#### Directive:
Exactly reproduce the lines of the listing below from the one containing "What Plotly code" through the one containing "import plotly.graph_objects as go". Skip the images.

━━━━━ Stored rows

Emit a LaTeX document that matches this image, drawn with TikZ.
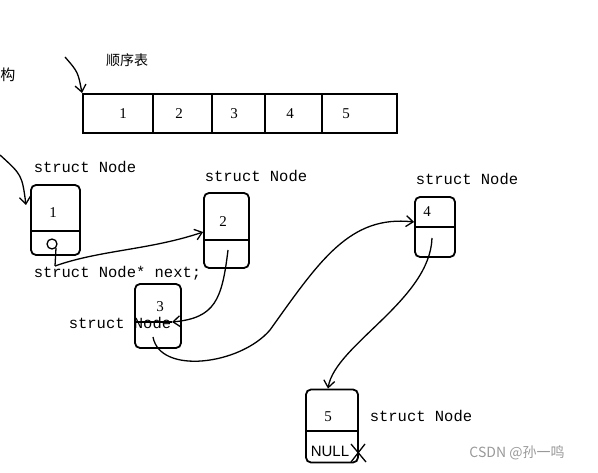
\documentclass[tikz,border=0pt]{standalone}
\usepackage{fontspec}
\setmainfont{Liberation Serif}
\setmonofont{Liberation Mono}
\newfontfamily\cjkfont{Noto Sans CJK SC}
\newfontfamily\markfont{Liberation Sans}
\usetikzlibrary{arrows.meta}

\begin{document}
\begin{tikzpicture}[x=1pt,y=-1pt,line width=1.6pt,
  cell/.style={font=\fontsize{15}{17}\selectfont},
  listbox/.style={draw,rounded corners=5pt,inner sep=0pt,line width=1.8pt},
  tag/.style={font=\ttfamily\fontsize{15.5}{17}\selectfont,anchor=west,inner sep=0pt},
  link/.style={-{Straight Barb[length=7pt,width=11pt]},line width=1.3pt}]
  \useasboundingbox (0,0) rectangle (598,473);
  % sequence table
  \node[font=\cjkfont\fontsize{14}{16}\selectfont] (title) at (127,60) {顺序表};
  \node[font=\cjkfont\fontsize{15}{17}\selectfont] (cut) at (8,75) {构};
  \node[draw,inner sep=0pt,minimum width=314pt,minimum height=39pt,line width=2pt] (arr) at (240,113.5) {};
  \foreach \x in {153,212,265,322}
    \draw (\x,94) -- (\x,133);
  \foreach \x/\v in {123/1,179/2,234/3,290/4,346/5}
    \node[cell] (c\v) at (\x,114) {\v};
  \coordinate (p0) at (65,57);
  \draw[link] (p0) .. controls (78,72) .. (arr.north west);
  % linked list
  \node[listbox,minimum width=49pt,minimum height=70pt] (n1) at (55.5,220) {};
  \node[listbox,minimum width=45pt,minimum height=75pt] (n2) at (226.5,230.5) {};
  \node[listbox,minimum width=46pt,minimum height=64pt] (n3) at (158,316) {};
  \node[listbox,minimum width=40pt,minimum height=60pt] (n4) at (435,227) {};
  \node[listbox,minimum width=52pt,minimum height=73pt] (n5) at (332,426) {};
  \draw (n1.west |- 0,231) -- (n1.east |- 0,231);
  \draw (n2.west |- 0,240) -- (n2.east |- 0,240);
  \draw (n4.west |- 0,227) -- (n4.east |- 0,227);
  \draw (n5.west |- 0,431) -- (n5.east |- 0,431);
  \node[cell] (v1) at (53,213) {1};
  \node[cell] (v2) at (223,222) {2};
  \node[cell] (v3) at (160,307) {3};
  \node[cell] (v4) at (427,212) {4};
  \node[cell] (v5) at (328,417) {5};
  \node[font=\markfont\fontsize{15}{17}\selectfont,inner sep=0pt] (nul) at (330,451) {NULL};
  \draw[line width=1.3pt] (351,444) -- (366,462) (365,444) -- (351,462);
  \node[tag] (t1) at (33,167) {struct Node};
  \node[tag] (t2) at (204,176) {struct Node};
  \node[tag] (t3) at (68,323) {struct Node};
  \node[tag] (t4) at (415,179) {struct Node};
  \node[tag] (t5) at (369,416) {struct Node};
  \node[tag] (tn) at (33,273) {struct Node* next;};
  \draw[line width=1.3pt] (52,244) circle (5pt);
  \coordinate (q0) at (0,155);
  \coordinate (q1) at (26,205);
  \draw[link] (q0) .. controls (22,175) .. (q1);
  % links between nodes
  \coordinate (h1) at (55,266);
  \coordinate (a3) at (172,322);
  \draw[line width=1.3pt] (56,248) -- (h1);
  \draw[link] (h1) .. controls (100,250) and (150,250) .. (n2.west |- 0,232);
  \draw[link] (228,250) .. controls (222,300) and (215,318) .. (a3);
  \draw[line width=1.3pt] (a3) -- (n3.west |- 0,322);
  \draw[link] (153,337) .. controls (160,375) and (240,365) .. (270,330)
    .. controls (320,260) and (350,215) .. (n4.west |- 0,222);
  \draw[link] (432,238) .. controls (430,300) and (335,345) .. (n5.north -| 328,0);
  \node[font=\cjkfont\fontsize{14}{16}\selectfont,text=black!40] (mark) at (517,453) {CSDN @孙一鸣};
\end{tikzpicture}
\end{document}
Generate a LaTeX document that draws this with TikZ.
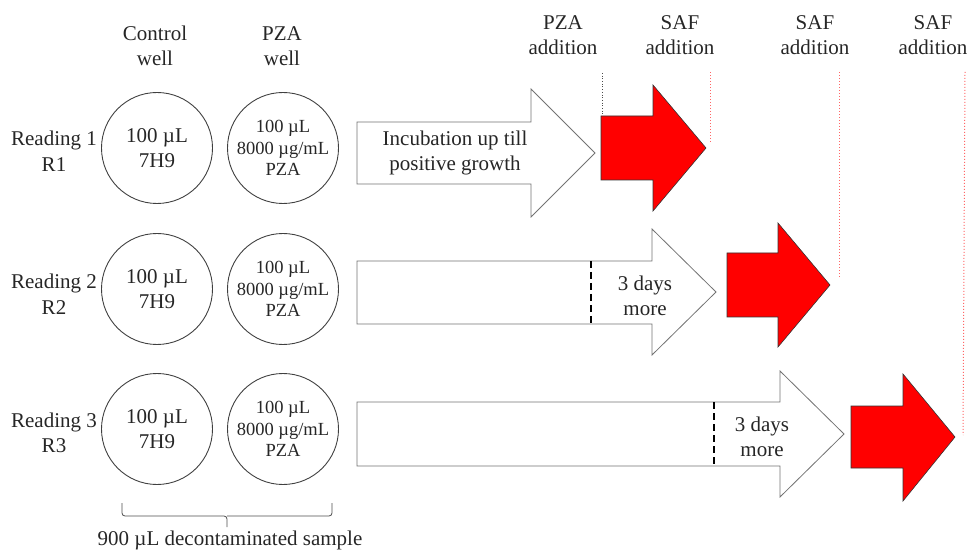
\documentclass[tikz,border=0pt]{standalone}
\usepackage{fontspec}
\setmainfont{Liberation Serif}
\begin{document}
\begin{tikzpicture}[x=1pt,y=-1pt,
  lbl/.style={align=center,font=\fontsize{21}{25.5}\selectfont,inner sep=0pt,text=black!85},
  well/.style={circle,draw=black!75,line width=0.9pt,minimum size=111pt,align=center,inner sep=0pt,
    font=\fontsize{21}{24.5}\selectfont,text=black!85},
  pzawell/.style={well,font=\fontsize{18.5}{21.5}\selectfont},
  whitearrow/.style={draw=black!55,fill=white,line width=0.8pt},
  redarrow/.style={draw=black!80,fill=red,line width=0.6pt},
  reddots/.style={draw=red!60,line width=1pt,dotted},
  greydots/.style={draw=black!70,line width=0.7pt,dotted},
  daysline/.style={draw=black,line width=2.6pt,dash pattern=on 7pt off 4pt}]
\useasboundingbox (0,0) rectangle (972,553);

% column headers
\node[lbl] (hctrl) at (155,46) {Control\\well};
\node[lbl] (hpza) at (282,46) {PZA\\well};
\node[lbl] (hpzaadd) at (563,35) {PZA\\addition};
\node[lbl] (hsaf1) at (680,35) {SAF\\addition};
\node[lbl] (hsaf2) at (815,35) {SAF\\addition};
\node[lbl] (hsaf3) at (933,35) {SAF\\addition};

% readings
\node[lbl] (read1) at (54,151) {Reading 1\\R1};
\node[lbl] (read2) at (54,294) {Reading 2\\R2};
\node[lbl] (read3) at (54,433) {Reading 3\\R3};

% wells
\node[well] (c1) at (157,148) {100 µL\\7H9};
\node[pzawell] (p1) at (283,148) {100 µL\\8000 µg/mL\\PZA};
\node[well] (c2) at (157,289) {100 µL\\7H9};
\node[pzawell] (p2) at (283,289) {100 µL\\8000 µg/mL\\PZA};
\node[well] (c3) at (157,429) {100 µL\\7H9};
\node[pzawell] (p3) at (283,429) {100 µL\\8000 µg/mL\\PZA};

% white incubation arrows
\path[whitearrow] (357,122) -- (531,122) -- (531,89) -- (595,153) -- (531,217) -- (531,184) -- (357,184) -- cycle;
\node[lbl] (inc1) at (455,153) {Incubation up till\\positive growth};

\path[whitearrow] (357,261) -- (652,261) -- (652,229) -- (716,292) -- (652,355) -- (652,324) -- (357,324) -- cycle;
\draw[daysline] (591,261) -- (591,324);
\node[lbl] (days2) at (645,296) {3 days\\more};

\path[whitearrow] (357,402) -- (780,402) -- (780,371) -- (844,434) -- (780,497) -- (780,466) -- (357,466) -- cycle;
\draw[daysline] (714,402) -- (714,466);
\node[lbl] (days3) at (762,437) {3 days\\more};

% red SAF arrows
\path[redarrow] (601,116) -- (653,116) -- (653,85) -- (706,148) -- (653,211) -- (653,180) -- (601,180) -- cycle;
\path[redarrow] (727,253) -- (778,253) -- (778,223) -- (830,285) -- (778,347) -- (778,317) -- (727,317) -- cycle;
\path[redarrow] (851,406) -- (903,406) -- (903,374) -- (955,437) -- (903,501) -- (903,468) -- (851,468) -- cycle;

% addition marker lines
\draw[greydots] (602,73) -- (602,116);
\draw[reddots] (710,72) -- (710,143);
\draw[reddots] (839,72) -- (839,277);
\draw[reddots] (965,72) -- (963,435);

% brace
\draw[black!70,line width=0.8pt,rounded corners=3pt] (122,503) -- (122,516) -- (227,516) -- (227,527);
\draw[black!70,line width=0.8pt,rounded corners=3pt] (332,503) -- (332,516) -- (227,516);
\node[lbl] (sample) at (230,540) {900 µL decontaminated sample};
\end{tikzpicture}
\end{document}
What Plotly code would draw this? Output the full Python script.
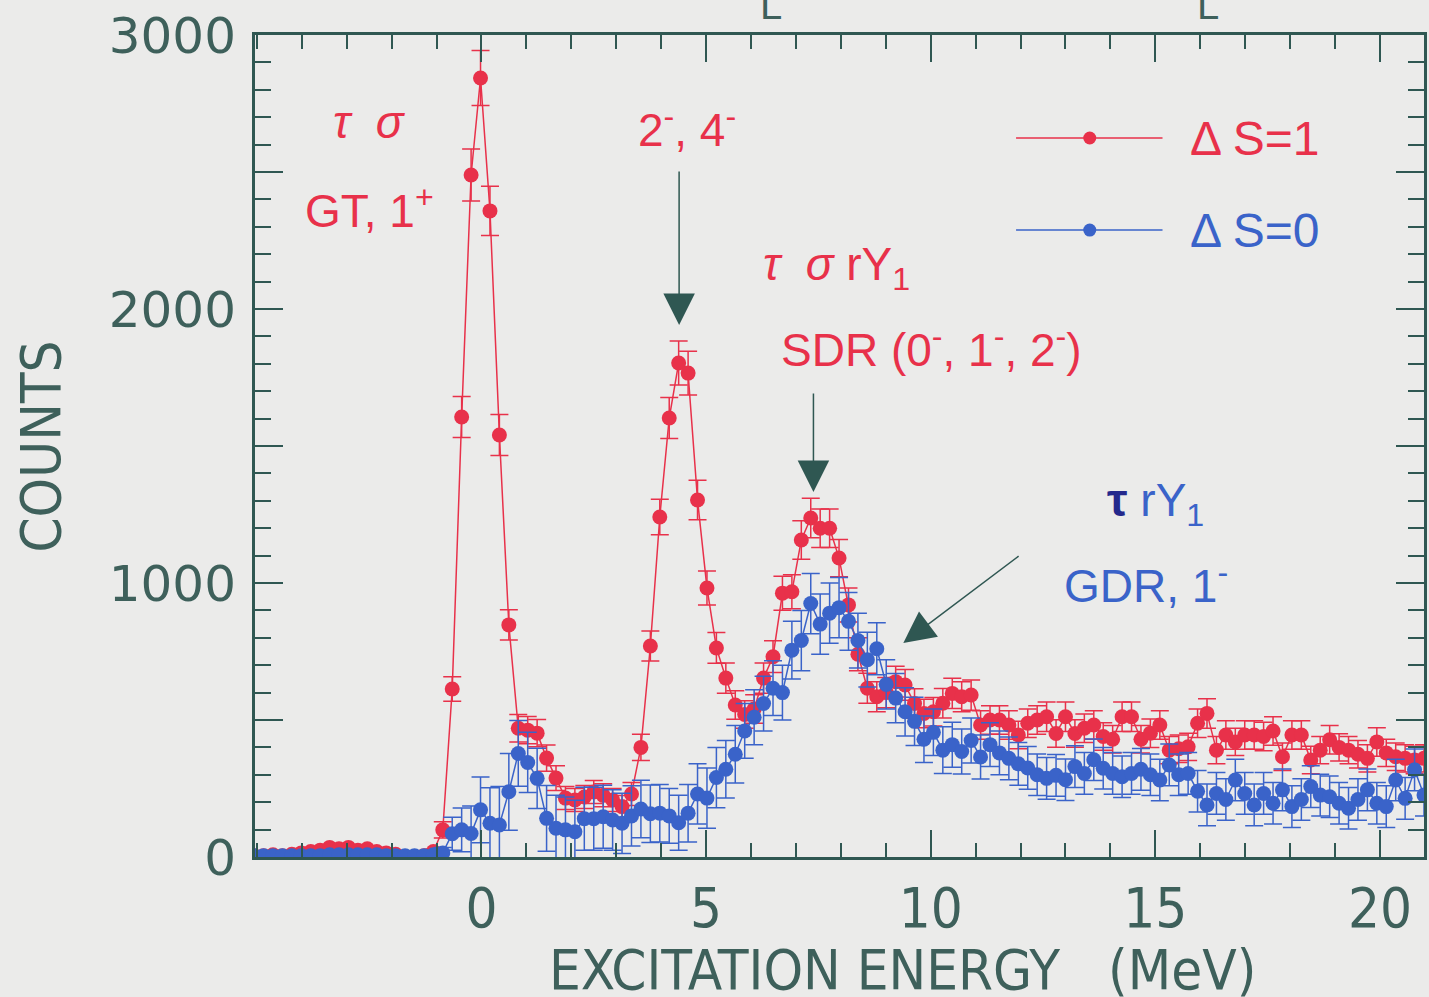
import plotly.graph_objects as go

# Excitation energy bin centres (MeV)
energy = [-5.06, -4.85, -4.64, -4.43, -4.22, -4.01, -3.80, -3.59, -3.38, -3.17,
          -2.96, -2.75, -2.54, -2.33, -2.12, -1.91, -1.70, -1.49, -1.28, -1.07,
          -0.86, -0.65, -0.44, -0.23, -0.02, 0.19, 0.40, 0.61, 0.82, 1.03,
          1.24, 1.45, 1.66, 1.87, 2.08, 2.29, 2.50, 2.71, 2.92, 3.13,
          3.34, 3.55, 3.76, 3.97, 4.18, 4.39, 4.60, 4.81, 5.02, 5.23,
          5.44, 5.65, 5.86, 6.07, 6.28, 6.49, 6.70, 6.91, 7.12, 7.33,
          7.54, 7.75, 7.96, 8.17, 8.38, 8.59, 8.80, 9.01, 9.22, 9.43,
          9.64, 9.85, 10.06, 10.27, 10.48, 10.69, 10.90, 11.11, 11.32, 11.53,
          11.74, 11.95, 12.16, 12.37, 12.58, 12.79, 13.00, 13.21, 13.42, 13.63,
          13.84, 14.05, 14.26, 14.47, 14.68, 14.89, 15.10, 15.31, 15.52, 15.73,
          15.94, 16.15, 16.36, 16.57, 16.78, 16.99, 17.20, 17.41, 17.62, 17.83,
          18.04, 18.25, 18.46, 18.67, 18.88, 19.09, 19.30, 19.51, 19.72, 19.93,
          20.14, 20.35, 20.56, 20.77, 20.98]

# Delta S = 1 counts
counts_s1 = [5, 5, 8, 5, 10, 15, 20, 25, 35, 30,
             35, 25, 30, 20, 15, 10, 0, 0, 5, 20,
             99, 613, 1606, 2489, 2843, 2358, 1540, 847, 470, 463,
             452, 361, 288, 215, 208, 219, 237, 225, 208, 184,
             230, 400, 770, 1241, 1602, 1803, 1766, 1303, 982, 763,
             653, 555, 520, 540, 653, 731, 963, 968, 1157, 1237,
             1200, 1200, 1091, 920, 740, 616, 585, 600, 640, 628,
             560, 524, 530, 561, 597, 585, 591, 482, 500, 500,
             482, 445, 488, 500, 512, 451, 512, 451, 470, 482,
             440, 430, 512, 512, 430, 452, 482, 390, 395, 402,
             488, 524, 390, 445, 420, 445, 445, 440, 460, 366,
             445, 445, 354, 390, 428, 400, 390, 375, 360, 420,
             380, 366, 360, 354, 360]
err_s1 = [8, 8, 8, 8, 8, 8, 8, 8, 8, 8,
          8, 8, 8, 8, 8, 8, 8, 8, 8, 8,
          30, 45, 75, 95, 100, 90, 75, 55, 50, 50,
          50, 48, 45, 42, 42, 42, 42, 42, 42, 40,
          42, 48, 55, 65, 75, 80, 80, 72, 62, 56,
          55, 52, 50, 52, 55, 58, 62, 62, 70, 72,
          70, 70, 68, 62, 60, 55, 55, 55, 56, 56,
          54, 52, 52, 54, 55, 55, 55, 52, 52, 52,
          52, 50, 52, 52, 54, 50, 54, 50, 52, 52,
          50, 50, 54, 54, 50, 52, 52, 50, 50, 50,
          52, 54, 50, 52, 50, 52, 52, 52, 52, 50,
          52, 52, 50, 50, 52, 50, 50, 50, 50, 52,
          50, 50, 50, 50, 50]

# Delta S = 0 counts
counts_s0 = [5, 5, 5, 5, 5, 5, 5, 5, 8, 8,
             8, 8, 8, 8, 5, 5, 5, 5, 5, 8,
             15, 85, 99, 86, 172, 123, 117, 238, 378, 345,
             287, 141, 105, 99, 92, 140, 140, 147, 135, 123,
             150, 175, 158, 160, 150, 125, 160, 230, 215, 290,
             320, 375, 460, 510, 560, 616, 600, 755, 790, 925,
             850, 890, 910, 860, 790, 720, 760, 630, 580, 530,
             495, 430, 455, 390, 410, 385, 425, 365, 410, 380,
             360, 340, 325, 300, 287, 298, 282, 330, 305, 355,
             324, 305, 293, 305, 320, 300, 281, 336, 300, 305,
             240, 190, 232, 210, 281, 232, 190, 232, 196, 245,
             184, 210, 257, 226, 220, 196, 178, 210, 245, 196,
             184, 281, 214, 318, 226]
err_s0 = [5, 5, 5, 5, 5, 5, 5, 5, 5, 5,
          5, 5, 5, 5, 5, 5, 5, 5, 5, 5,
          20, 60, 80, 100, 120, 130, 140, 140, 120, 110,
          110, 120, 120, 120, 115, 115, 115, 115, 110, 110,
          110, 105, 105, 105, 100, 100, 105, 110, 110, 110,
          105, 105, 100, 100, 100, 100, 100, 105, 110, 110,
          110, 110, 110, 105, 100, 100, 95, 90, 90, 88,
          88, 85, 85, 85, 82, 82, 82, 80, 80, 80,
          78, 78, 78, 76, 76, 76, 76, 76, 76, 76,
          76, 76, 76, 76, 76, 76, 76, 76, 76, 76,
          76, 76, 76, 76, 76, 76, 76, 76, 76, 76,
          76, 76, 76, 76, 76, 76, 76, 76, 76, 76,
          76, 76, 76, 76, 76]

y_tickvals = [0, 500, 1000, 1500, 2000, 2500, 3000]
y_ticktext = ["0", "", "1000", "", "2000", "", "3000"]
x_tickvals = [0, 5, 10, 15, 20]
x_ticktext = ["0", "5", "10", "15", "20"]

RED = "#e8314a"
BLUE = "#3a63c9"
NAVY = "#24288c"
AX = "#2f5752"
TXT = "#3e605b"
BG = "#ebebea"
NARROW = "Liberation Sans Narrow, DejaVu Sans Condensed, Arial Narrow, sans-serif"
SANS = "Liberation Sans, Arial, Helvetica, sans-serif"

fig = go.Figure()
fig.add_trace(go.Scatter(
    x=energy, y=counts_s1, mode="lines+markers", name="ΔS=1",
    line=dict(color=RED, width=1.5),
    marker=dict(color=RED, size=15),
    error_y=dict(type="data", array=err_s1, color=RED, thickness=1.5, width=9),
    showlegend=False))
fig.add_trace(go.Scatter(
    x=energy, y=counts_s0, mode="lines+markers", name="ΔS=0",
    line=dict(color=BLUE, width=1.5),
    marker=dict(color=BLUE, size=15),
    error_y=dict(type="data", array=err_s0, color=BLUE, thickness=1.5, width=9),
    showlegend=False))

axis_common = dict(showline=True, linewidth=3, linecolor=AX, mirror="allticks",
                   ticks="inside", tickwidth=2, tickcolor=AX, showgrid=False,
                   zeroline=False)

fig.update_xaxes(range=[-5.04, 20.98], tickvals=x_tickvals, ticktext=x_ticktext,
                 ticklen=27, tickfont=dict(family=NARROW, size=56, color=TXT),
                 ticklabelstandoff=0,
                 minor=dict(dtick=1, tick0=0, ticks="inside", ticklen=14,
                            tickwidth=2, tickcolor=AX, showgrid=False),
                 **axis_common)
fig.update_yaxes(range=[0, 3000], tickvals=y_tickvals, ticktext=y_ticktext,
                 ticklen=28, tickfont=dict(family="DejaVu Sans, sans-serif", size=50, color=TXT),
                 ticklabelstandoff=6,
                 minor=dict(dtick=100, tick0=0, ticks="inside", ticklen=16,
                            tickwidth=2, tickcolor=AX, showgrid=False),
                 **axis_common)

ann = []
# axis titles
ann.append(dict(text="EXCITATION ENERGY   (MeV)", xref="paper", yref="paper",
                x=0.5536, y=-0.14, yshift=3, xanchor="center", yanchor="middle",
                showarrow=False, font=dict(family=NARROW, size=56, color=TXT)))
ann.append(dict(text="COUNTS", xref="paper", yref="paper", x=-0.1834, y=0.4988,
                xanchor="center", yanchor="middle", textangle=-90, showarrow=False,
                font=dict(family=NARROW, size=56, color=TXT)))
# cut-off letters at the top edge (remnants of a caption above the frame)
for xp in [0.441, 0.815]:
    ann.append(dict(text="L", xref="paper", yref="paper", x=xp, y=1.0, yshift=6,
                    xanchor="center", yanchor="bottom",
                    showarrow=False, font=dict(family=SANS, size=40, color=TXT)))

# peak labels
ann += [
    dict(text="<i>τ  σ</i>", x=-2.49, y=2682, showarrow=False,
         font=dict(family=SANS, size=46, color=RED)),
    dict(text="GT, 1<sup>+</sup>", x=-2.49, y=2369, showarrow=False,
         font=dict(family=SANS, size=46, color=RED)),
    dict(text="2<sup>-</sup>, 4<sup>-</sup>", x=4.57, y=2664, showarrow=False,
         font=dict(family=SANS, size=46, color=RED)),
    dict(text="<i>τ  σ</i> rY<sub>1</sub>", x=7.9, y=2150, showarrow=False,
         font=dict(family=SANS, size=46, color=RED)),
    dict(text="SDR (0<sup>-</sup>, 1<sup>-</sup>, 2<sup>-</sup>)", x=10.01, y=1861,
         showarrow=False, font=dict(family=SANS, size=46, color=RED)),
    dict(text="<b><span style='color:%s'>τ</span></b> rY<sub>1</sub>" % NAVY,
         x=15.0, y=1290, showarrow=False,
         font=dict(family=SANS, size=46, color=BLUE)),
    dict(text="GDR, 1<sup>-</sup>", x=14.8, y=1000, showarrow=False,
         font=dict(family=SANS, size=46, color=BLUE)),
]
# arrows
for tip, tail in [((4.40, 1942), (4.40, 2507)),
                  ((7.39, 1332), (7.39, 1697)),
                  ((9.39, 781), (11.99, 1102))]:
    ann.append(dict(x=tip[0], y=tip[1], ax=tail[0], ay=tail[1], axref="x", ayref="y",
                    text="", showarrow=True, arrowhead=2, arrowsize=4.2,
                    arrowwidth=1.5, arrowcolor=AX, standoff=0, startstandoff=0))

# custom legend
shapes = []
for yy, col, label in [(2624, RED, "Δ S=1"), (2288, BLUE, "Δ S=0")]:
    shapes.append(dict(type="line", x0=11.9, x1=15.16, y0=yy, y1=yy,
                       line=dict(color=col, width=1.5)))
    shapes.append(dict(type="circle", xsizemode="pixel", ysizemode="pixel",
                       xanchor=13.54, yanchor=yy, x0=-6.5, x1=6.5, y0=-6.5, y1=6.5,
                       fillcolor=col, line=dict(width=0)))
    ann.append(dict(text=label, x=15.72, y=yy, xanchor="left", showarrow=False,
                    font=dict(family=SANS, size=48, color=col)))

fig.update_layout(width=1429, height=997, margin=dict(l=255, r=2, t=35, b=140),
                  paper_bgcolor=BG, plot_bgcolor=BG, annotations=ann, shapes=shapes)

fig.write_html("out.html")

━━━━━━━━━━

#### Solution:
What Plotly code would draw this? Output the full Python script.
import plotly.graph_objects as go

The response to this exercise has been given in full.